:: Problem details ::
Set all the material down again unchanged, without the pictures.

>> Start

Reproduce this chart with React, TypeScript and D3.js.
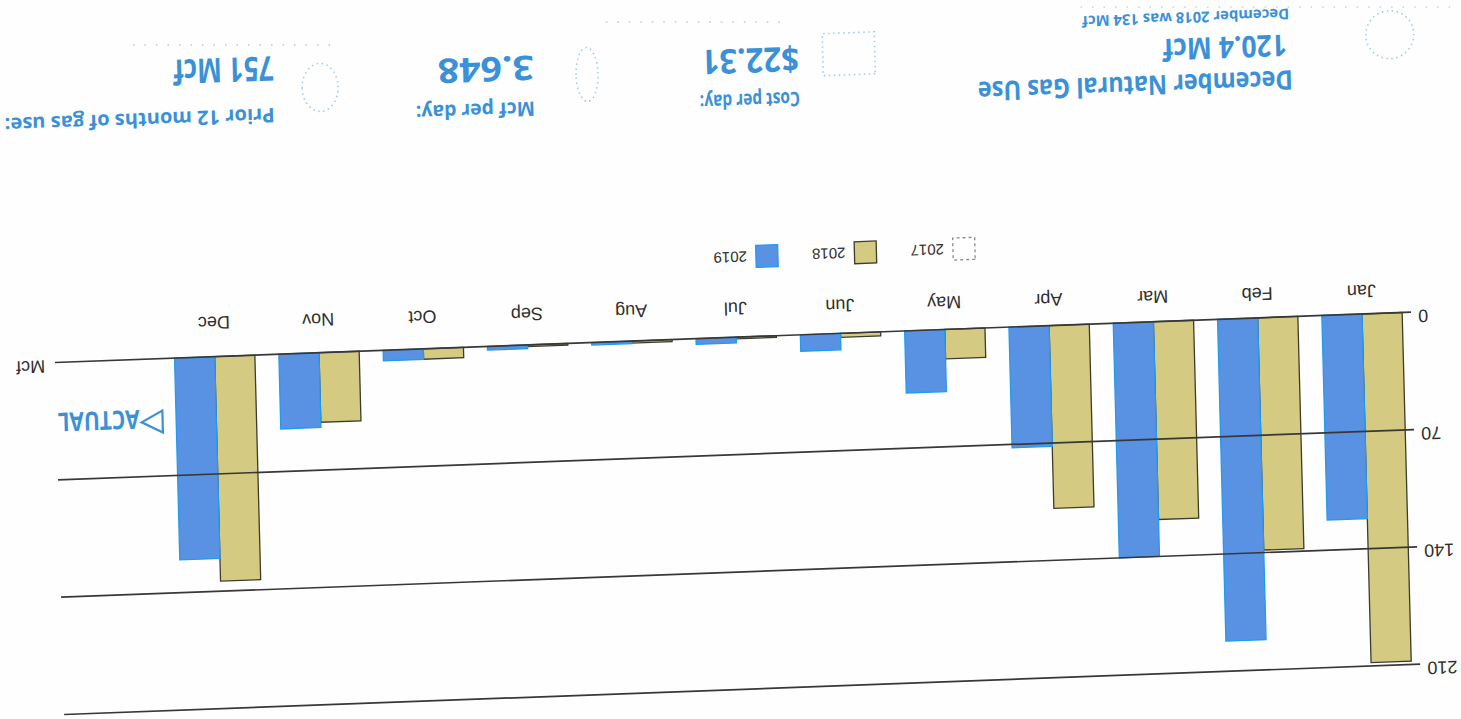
import * as d3 from "d3";

// Scanned gas-use bill chart: the page lies upside down and slightly tilted.
const months = ["Jan", "Feb", "Mar", "Apr", "May", "Jun", "Jul", "Aug", "Sep", "Oct", "Nov", "Dec"];
const use2018 = [208, 138.5, 118, 109, 17.5, 2.4, 1, 1.2, 1, 6.2, 41.5, 134];
const use2019 = [122, 192, 140, 72, 37, 9.8, 3.4, 1.5, 2.2, 6.3, 44.6, 120.4];
const yTicks = [0, 70, 140, 210];
const legendYears = ["2017", "2018", "2019"];

const W = 1461;
const H = 719;
const BLUE = "#5a92e3";
const BLUE_EDGE = "#1f9bef";
const KHAKI = "#d4ca82";
const KHAKI_EDGE = "#3d3d2c";
const INK = "#2e2e2e";
const HEAD = "#3b91d8";
const AXIS_FONT = "'Liberation Sans', Arial, sans-serif";
const HEAD_FONT = "'Open Sans', 'DejaVu Sans', sans-serif";

// original (upright) page frame -> scanned picture
const PAGE = "matrix(-1 0.0371 -0.026 -1 1472.4 710.3)";

export default function App() {
  const x = d3
    .scaleBand<string>()
    .domain(months)
    .range([47.85, 1299.45])
    .paddingInner(0.23)
    .paddingOuter(0.115);
  const sub = d3.scaleBand<string>().domain(["2018", "2019"]).range([0, x.bandwidth()]);
  const y = d3.scaleLinear().domain([0, 210]).range([400, 48]);

  const series = [
    { year: "2018", values: use2018, fill: KHAKI, stroke: KHAKI_EDGE },
    { year: "2019", values: use2019, fill: BLUE, stroke: BLUE_EDGE },
  ];

  const legendFill: Record<string, string> = { "2017": "#ffffff", "2018": KHAKI, "2019": BLUE };
  const legendStroke: Record<string, string> = { "2017": "#8a8a8a", "2018": KHAKI_EDGE, "2019": BLUE_EDGE };

  // the paper was not flat: the month row sits a little off the baseline's slope
  const labelY = (i: number) => 429 + (i * 11) / (months.length - 1);

  return (
    <div style={{ position: "fixed", left: 0, top: 0, width: W, height: H, background: "#fff" }}>
      <svg width={W} height={H} viewBox={`0 0 ${W} ${H}`}>
        <rect width={W} height={H} fill="#fefefe" />
        <g transform={PAGE}>
          {/* bars */}
          {series.map((s) =>
            months.map((m, i) => (
              <rect
                key={`${s.year}-${m}`}
                x={(x(m) ?? 0) + (sub(s.year) ?? 0)}
                y={y(s.values[i])}
                width={sub.bandwidth()}
                height={y(0) - y(s.values[i])}
                fill={s.fill}
                stroke={s.stroke}
                strokeWidth={1.3}
              />
            )),
          )}

          {/* gridlines + y labels */}
          {yTicks.map((t) => (
            <g key={t}>
              <line x1={51} x2={1407} y1={y(t)} y2={y(t)} stroke="#383838" strokeWidth={1.7} />
              <text x={44} y={y(t) + 2} textAnchor="end" fontFamily={AXIS_FONT} fontSize={18} fill={INK}>
                {t}
              </text>
            </g>
          ))}
          <text x={1417} y={402.5} fontFamily={AXIS_FONT} fontSize={18} fill={INK}>
            Mcf
          </text>

          {/* month labels */}
          {months.map((m, i) => (
            <text
              key={m}
              x={(x(m) ?? 0) + x.bandwidth() / 2}
              y={labelY(i)}
              textAnchor="middle"
              fontFamily={AXIS_FONT}
              fontSize={18}
              fill={INK}
            >
              {m}
            </text>
          ))}

          {/* legend */}
          {legendYears.map((yr, i) => (
            <g key={yr} transform={`translate(${485 + i * 98.5}, 469)`}>
              <rect
                width={22}
                height={22}
                fill={legendFill[yr]}
                stroke={legendStroke[yr]}
                strokeWidth={1.3}
                strokeDasharray={yr === "2017" ? "3 3" : undefined}
              />
              <text x={31} y={16.5} fontFamily={AXIS_FONT} fontSize={15} fill={INK}>
                {yr}
              </text>
            </g>
          ))}

          {/* ACTUAL marker */}
          <path d="M1301,326 L1322,337 L1301,348 Z" fill="#ffffff" stroke={HEAD} strokeWidth={2.2} />
          <text
            x={1324}
            y={349.5}
            fontFamily={HEAD_FONT}
            fontWeight={700}
            fontSize={26}
            fill={HEAD}
            textLength={82}
            lengthAdjust="spacingAndGlyphs"
          >
            ACTUAL
          </text>

          {/* faint header icons and dotted rules from the scan */}
          <g fill="none" stroke="#a3cbe9" strokeWidth={1.6} strokeDasharray="1.5 3.5">
            <circle cx={65} cy={678} r={24} />
            <rect x={580} y={658} width={52} height={42} />
            <ellipse cx={868} cy={668} rx={11} ry={27} />
            <ellipse cx={1135} cy={665} rx={18} ry={24} />
          </g>
          <g fill="none" stroke="#c6c6c6" strokeWidth={1.3} strokeDasharray="1.5 10">
            <line x1={1124} x2={1324} y1={707} y2={714.4} />
            <line x1={674} x2={854} y1={713.3} y2={720} />
            <line x1={4} x2={374} y1={703.4} y2={717} />
          </g>

          {/* header blocks */}
          <g fontFamily={HEAD_FONT} fontWeight={700} fill={HEAD}>
            <text x={163} y={646} fontSize={27} textLength={315} lengthAdjust="spacingAndGlyphs">
              December Natural Gas Use
            </text>
            <text x={168} y={682} fontSize={30} textLength={124} lengthAdjust="spacingAndGlyphs">
              120.4 Mcf
            </text>
            <text x={165} y={708} fontSize={15} textLength={207} lengthAdjust="spacingAndGlyphs">
              December 2018 was 134 Mcf
            </text>

            <text x={656} y={643} fontSize={20} textLength={100} lengthAdjust="spacingAndGlyphs">
              Cost per day:
            </text>
            <text x={656} y={688} fontSize={34} textLength={97} lengthAdjust="spacingAndGlyphs">
              $22.31
            </text>

            <text x={921} y={643} fontSize={20} textLength={119} lengthAdjust="spacingAndGlyphs">
              Mcf per day:
            </text>
            <text x={921} y={689} fontSize={34} textLength={96} lengthAdjust="spacingAndGlyphs">
              3.648
            </text>

            <text x={1181} y={646} fontSize={20} textLength={270} lengthAdjust="spacingAndGlyphs">
              Prior 12 months of gas use:
            </text>
            <text x={1181} y={698} fontSize={34} textLength={100} lengthAdjust="spacingAndGlyphs">
              751 Mcf
            </text>
          </g>
        </g>
      </svg>
    </div>
  );
}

>> End

:: Correct output ::
Reproduce this chart with React, TypeScript and D3.js.
import * as d3 from "d3";

// Scanned gas-use bill chart: the page lies upside down and slightly tilted.
const months = ["Jan", "Feb", "Mar", "Apr", "May", "Jun", "Jul", "Aug", "Sep", "Oct", "Nov", "Dec"];
const use2018 = [208, 138.5, 118, 109, 17.5, 2.4, 1, 1.2, 1, 6.2, 41.5, 134];
const use2019 = [122, 192, 140, 72, 37, 9.8, 3.4, 1.5, 2.2, 6.3, 44.6, 120.4];
const yTicks = [0, 70, 140, 210];
const legendYears = ["2017", "2018", "2019"];

const W = 1461;
const H = 719;
const BLUE = "#5a92e3";
const BLUE_EDGE = "#1f9bef";
const KHAKI = "#d4ca82";
const KHAKI_EDGE = "#3d3d2c";
const INK = "#2e2e2e";
const HEAD = "#3b91d8";
const AXIS_FONT = "'Liberation Sans', Arial, sans-serif";
const HEAD_FONT = "'Open Sans', 'DejaVu Sans', sans-serif";

// original (upright) page frame -> scanned picture
const PAGE = "matrix(-1 0.0371 -0.026 -1 1472.4 710.3)";

export default function App() {
  const x = d3
    .scaleBand<string>()
    .domain(months)
    .range([47.85, 1299.45])
    .paddingInner(0.23)
    .paddingOuter(0.115);
  const sub = d3.scaleBand<string>().domain(["2018", "2019"]).range([0, x.bandwidth()]);
  const y = d3.scaleLinear().domain([0, 210]).range([400, 48]);

  const series = [
    { year: "2018", values: use2018, fill: KHAKI, stroke: KHAKI_EDGE },
    { year: "2019", values: use2019, fill: BLUE, stroke: BLUE_EDGE },
  ];

  const legendFill: Record<string, string> = { "2017": "#ffffff", "2018": KHAKI, "2019": BLUE };
  const legendStroke: Record<string, string> = { "2017": "#8a8a8a", "2018": KHAKI_EDGE, "2019": BLUE_EDGE };

  // the paper was not flat: the month row sits a little off the baseline's slope
  const labelY = (i: number) => 429 + (i * 11) / (months.length - 1);

  return (
    <div style={{ position: "fixed", left: 0, top: 0, width: W, height: H, background: "#fff" }}>
      <svg width={W} height={H} viewBox={`0 0 ${W} ${H}`}>
        <rect width={W} height={H} fill="#fefefe" />
        <g transform={PAGE}>
          {/* bars */}
          {series.map((s) =>
            months.map((m, i) => (
              <rect
                key={`${s.year}-${m}`}
                x={(x(m) ?? 0) + (sub(s.year) ?? 0)}
                y={y(s.values[i])}
                width={sub.bandwidth()}
                height={y(0) - y(s.values[i])}
                fill={s.fill}
                stroke={s.stroke}
                strokeWidth={1.3}
              />
            )),
          )}

          {/* gridlines + y labels */}
          {yTicks.map((t) => (
            <g key={t}>
              <line x1={51} x2={1407} y1={y(t)} y2={y(t)} stroke="#383838" strokeWidth={1.7} />
              <text x={44} y={y(t) + 2} textAnchor="end" fontFamily={AXIS_FONT} fontSize={18} fill={INK}>
                {t}
              </text>
            </g>
          ))}
          <text x={1417} y={402.5} fontFamily={AXIS_FONT} fontSize={18} fill={INK}>
            Mcf
          </text>

          {/* month labels */}
          {months.map((m, i) => (
            <text
              key={m}
              x={(x(m) ?? 0) + x.bandwidth() / 2}
              y={labelY(i)}
              textAnchor="middle"
              fontFamily={AXIS_FONT}
              fontSize={18}
              fill={INK}
            >
              {m}
            </text>
          ))}

          {/* legend */}
          {legendYears.map((yr, i) => (
            <g key={yr} transform={`translate(${485 + i * 98.5}, 469)`}>
              <rect
                width={22}
                height={22}
                fill={legendFill[yr]}
                stroke={legendStroke[yr]}
                strokeWidth={1.3}
                strokeDasharray={yr === "2017" ? "3 3" : undefined}
              />
              <text x={31} y={16.5} fontFamily={AXIS_FONT} fontSize={15} fill={INK}>
                {yr}
              </text>
            </g>
          ))}

          {/* ACTUAL marker */}
          <path d="M1301,326 L1322,337 L1301,348 Z" fill="#ffffff" stroke={HEAD} strokeWidth={2.2} />
          <text
            x={1324}
            y={349.5}
            fontFamily={HEAD_FONT}
            fontWeight={700}
            fontSize={26}
            fill={HEAD}
            textLength={82}
            lengthAdjust="spacingAndGlyphs"
          >
            ACTUAL
          </text>

          {/* faint header icons and dotted rules from the scan */}
          <g fill="none" stroke="#a3cbe9" strokeWidth={1.6} strokeDasharray="1.5 3.5">
            <circle cx={65} cy={678} r={24} />
            <rect x={580} y={658} width={52} height={42} />
            <ellipse cx={868} cy={668} rx={11} ry={27} />
            <ellipse cx={1135} cy={665} rx={18} ry={24} />
          </g>
          <g fill="none" stroke="#c6c6c6" strokeWidth={1.3} strokeDasharray="1.5 10">
            <line x1={1124} x2={1324} y1={707} y2={714.4} />
            <line x1={674} x2={854} y1={713.3} y2={720} />
            <line x1={4} x2={374} y1={703.4} y2={717} />
          </g>

          {/* header blocks */}
          <g fontFamily={HEAD_FONT} fontWeight={700} fill={HEAD}>
            <text x={163} y={646} fontSize={27} textLength={315} lengthAdjust="spacingAndGlyphs">
              December Natural Gas Use
            </text>
            <text x={168} y={682} fontSize={30} textLength={124} lengthAdjust="spacingAndGlyphs">
              120.4 Mcf
            </text>
            <text x={165} y={708} fontSize={15} textLength={207} lengthAdjust="spacingAndGlyphs">
              December 2018 was 134 Mcf
            </text>

            <text x={656} y={643} fontSize={20} textLength={100} lengthAdjust="spacingAndGlyphs">
              Cost per day:
            </text>
            <text x={656} y={688} fontSize={34} textLength={97} lengthAdjust="spacingAndGlyphs">
              $22.31
            </text>

            <text x={921} y={643} fontSize={20} textLength={119} lengthAdjust="spacingAndGlyphs">
              Mcf per day:
            </text>
            <text x={921} y={689} fontSize={34} textLength={96} lengthAdjust="spacingAndGlyphs">
              3.648
            </text>

            <text x={1181} y={646} fontSize={20} textLength={270} lengthAdjust="spacingAndGlyphs">
              Prior 12 months of gas use:
            </text>
            <text x={1181} y={698} fontSize={34} textLength={100} lengthAdjust="spacingAndGlyphs">
              751 Mcf
            </text>
          </g>
        </g>
      </svg>
    </div>
  );
}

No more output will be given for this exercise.